Considerando il recente riconoscimento della realtà della Pmi anche a livello internazionale, appare evidente come la tutela e l’incentivazione della proprietà intellettuale abbia, ai giorni nostri, una rilevanza non di secondo piano e come sia di vitale importanza che anche le istituzioni, cogliendo la pregnanza delle implicazioni economiche nel più ampio quadro dell’economia comunitaria, debbano fattivamente attivarsi in una campagna progresso “ad hoc”.
Vale, quindi, segnalare ciò che meritoriamente sta attuando nel settore la Provincia di Pisa.

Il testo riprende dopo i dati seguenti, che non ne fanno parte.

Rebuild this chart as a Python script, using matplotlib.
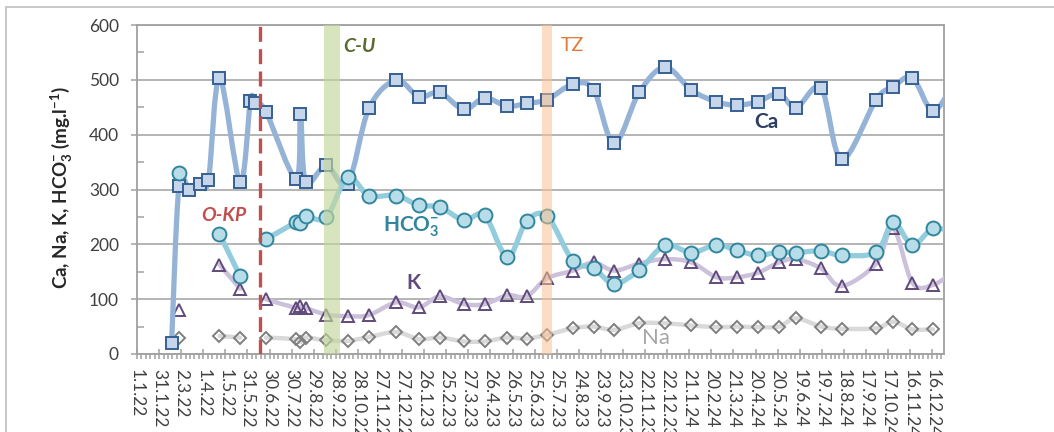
import numpy as np
import pandas as pd
import matplotlib
matplotlib.use("Agg")
import matplotlib.pyplot as plt
import matplotlib.dates as mdates
from matplotlib.path import Path
from matplotlib.patches import PathPatch, Rectangle
from matplotlib.ticker import FixedLocator, MultipleLocator

plt.rcParams["font.family"] = ["Lato", "DejaVu Sans"]
plt.rcParams["mathtext.fontset"] = "custom"
plt.rcParams["mathtext.rm"] = "Lato"
plt.rcParams["mathtext.bf"] = "Lato:bold"
plt.rcParams["mathtext.it"] = "Lato:italic"

# ---- sampling dates and concentrations (mg/l) ----
dates = [
    "2022-02-17", "2022-02-27", "2022-03-13", "2022-03-27", "2022-04-08",
    "2022-04-23", "2022-05-21", "2022-06-04", "2022-06-10", "2022-06-25",
    "2022-08-05", "2022-08-11", "2022-08-18", "2022-09-15", "2022-10-14",
    "2022-11-12", "2022-12-19", "2023-01-19", "2023-02-16", "2023-03-21",
    "2023-04-18", "2023-05-19", "2023-06-14", "2023-07-12", "2023-08-16",
    "2023-09-13", "2023-10-11", "2023-11-14", "2023-12-19", "2024-01-24",
    "2024-02-27", "2024-03-26", "2024-04-23", "2024-05-22", "2024-06-14",
    "2024-07-18", "2024-08-15", "2024-10-01", "2024-10-24", "2024-11-19",
    "2024-12-17", "2025-01-14",
]
nan = np.nan
ca = [20, 306, 300, 310, 317, 504, 313, 461, 458, 442,
      319, 438, 313, 344, 310, 448, 499, 469, 477, 446,
      467, 452, 457, 464, 492, 482, 384, 477, 523, 481,
      460, 454, 460, 475, 449, 485, 355, 464, 487, 504,
      443, 495]
hco3 = [nan, 330, nan, nan, nan, 219, 142, nan, nan, 209,
        240, 238, 251, 249, 322, 289, 289, 271, 268, 244,
        253, 177, 242, 251, 170, 157, 128, 153, 198, 185,
        199, 189, 180, 186, 185, 188, 180, 186, 240, 199,
        229, 221]
k = [nan, 81, nan, nan, nan, 163, 119, nan, nan, 100,
     84, 87, 84, 72, 69, 71, 94, 85, 105, 91,
     91, 107, 105, 138, 152, 167, 152, 165, 173, 167,
     140, 140, 148, 167, 173, 156, 124, 165, 229, 130,
     126, 150]
na = [nan, 30, nan, nan, nan, 33, 30, nan, nan, 30,
      27, 22, 30, 25, 24, 31, 40, 27, 30, 23,
      23, 30, 28, 35, 47, 50, 44, 56, 56, 52,
      49, 50, 49, 50, 65, 50, 46, 47, 59, 45,
      45, nan]

tick_labels = [
    "1.1.22", "31.1.22", "2.3.22", "1.4.22", "1.5.22", "31.5.22", "30.6.22",
    "30.7.22", "29.8.22", "28.9.22", "28.10.22", "27.11.22", "27.12.22",
    "26.1.23", "25.2.23", "27.3.23", "26.4.23", "26.5.23", "25.6.23",
    "25.7.23", "24.8.23", "23.9.23", "23.10.23", "22.11.23", "22.12.23",
    "21.1.24", "20.2.24", "21.3.24", "20.4.24", "20.5.24", "19.6.24",
    "19.7.24", "18.8.24", "17.9.24", "17.10.24", "16.11.24", "16.12.24",
]

# event markers
okp_date = "2022-06-17"
cu_span = ("2022-09-12", "2022-10-04")
tz_span = ("2023-07-05", "2023-07-18")

x = mdates.date2num(pd.to_datetime(dates))


def smooth_path(xs, ys):
    """Bezier-smoothed polyline through each run of valid points."""
    xs = np.asarray(xs, float)
    ys = np.asarray(ys, float)
    ok = ~np.isnan(ys)
    verts, codes = [], []
    i = 0
    n = len(xs)
    while i < n:
        if not ok[i]:
            i += 1
            continue
        j = i
        while j + 1 < n and ok[j + 1]:
            j += 1
        pts = np.column_stack([xs[i:j + 1], ys[i:j + 1]])
        if len(pts) >= 2:
            verts.append(pts[0]); codes.append(Path.MOVETO)
            for s in range(len(pts) - 1):
                p0 = pts[s - 1] if s > 0 else pts[s]
                p1, p2 = pts[s], pts[s + 1]
                p3 = pts[s + 2] if s + 2 < len(pts) else pts[s + 1]
                c1 = p1 + (p2 - p0) / 6.0
                c2 = p2 - (p3 - p1) / 6.0
                verts += [c1, c2, p2]
                codes += [Path.CURVE4] * 3
        i = j + 1
    return Path(np.array(verts), codes)


fig = plt.figure(figsize=(10.54, 4.32), dpi=100)
ax = fig.add_axes([137 / 1054, 78 / 432, 807 / 1054, 329 / 432])

series = [
    (na, "#D9D9D9", 3.2, "D", 6.5, "none", "#7F7F7F", 2),
    (k, "#CCC1DA", 3.2, "^", 9, "none", "#604A7B", 3),
    (ca, "#95B3D7", 3.8, "s", 8.5, "#C5D6EA", "#366092", 4),
    (hco3, "#93CDDD", 3.8, "o", 10, "#B7DEE8", "#31859C", 5),
]
for vals, lc, lw, mk, ms, mfc, mec, z in series:
    ax.add_patch(PathPatch(smooth_path(x, vals), fill=False, edgecolor=lc,
                           lw=lw, zorder=z, capstyle="round", joinstyle="round"))
    ax.plot(x, vals, ls="none", marker=mk, ms=ms, mfc=mfc, mec=mec, mew=1.4,
            zorder=z + 0.5)

# event bands and line
ax.axvspan(*mdates.date2num(pd.to_datetime(list(cu_span))), color="#C3D69B",
           alpha=0.65, lw=0, zorder=8)
ax.axvspan(*mdates.date2num(pd.to_datetime(list(tz_span))), color="#FAC090",
           alpha=0.55, lw=0, zorder=8)
ax.axvline(mdates.date2num(pd.Timestamp(okp_date)), color="#C0504D", lw=2.4,
           ls=(0, (4.5, 2.2)), zorder=9)

# axes ranges and ticks
x0 = pd.Timestamp("2022-01-01")
ax.set_xlim(mdates.date2num(x0), mdates.date2num(pd.Timestamp("2025-01-01")))
ax.set_ylim(0, 600)
major_pos = mdates.date2num([x0 + pd.Timedelta(days=30 * i) for i in range(len(tick_labels))])
ax.xaxis.set_major_locator(FixedLocator(major_pos))
ax.xaxis.set_minor_locator(FixedLocator(
    mdates.date2num([x0 + pd.Timedelta(days=6 * i) for i in range(183)])))
ax.set_xticklabels(tick_labels, rotation=-90, fontsize=12.5, color="#404040")
ax.yaxis.set_major_locator(MultipleLocator(100))
ax.yaxis.set_minor_locator(MultipleLocator(50))
ax.tick_params(axis="y", which="major", direction="out", length=4, width=1.1,
               color="#A0A0A0", labelsize=12.5, labelcolor="#404040", pad=9)
ax.tick_params(axis="y", which="minor", direction="in", length=5, width=1.1,
               color="#A0A0A0")
ax.tick_params(axis="x", which="major", direction="inout", length=7, width=1.1,
               color="#A0A0A0", pad=7)
ax.tick_params(axis="x", which="minor", direction="out", length=3.5, width=1.1,
               color="#A0A0A0")
ax.grid(axis="y", which="major", color="#A0A0A0", lw=1.1, zorder=0)
ax.set_axisbelow(True)
for side in ["left", "bottom", "right", "top"]:
    ax.spines[side].set_color("#A0A0A0")
    ax.spines[side].set_linewidth(1.3)

ylabel = r"Ca, Na, K, HCO$_\mathbf{3}^{\mathbf{-}}$ (mg.l$^{\mathbf{-1}}$)"
fig.text(62 / 1054, 1 - 188 / 432, ylabel, rotation=90, ha="center",
         va="center", fontsize=13.5, fontweight="bold", color="#262626")


def dnum(s):
    return mdates.date2num(pd.Timestamp(s))


# annotations
ax.text(dnum("2022-04-29"), 253, "O-KP", color="#C0504D", fontsize=14,
        fontweight="bold", fontstyle="italic", ha="center", va="center", zorder=10)
ax.text(dnum("2022-10-30"), 560, "C-U", color="#5A6B2F", fontsize=14,
        fontweight="bold", fontstyle="italic", ha="center", va="center", zorder=10)
ax.text(dnum("2023-08-15"), 562, "TZ", color="#E07B39", fontsize=14,
        ha="center", va="center", zorder=10)
ax.text(dnum("2024-05-05"), 423, "Ca", color="#2C3E64", fontsize=15,
        fontweight="bold", ha="center", va="center", zorder=10)
ax.text(dnum("2022-12-01"), 232, r"HCO$_\mathbf{3}^{\mathbf{-}}$", color="#31859C",
        fontsize=15, fontweight="bold", ha="left", va="center", zorder=10)
ax.text(dnum("2023-01-12"), 129, "K", color="#604A7B", fontsize=15,
        fontweight="bold", ha="center", va="center", zorder=10)
ax.text(dnum("2023-12-07"), 29, "Na", color="#A6A6A6", fontsize=16,
        ha="center", va="center", zorder=10)

# outer chart frame
fig.add_artist(Rectangle((6 / 1054, -0.2), 1.2, 1.2 - 7 / 432,
                         transform=fig.transFigure, fill=False,
                         edgecolor="#BFBFBF", lw=1.2))

fig.savefig("out.png", dpi=100)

Proseguendo nel filone di intervento diretto a stimolare le imprese locali a tutelare anche all’estero le innovazioni introdotte nei propri prodotti e processi, la Camera di Commercio di Pisa ha pensato di emettere un bando al fine di sostenere le Pmi del proprio comprensorio che abbiano attivato un processo volto all’ottenimento di un brevetto europeo, internazionale o estero, oppure una registrazione di modelli e disegni.
L’intervento – consistente in un contributo in conto capitale pari al 50% delle spese sostenute e comunque non superiore a 3mila euro oneri fiscali e previdenziali esclusi – è diretto in favore delle Piccole e Medie Imprese così come individuate dalla normativa comunitaria recepita a livello nazionale con Decreto Ministeriale 18 aprile 2005: per Piccole Imprese si intendono quelle con meno di 50 occupati e con fatturato annuo o totale di bilancio annuo non superiore a 10 mln di euro, mentre per Medie Imprese quelle con meno di 250 occupati e fatturato annuo non superiore a 50 mln di euro o bilancio annuo inferiore a 43 mln di euro.
Il contributo – per accedere al quale si può presentare domanda entro il 30 novembre 2008, viene corrisposto in regime “de minimis” ai sensi del regolamento CE n.1998 del 15 dicembre 2006 (GUCE L.379 del 28 dicembre 2006).
Al di là del caso concreto, al quale potrebbero essere interessati i lettori della Provincia di Pisa, rimane la considerazione che iniziative di questo tipo sono più che lodevoli sotto molteplici aspetti, e sarebbero auspicabili anche altre in realtà locali, in quanto altamente motivanti per gli operatori del settore e di particolare utilità per dare visibilità europea anche alla produzione nazionale.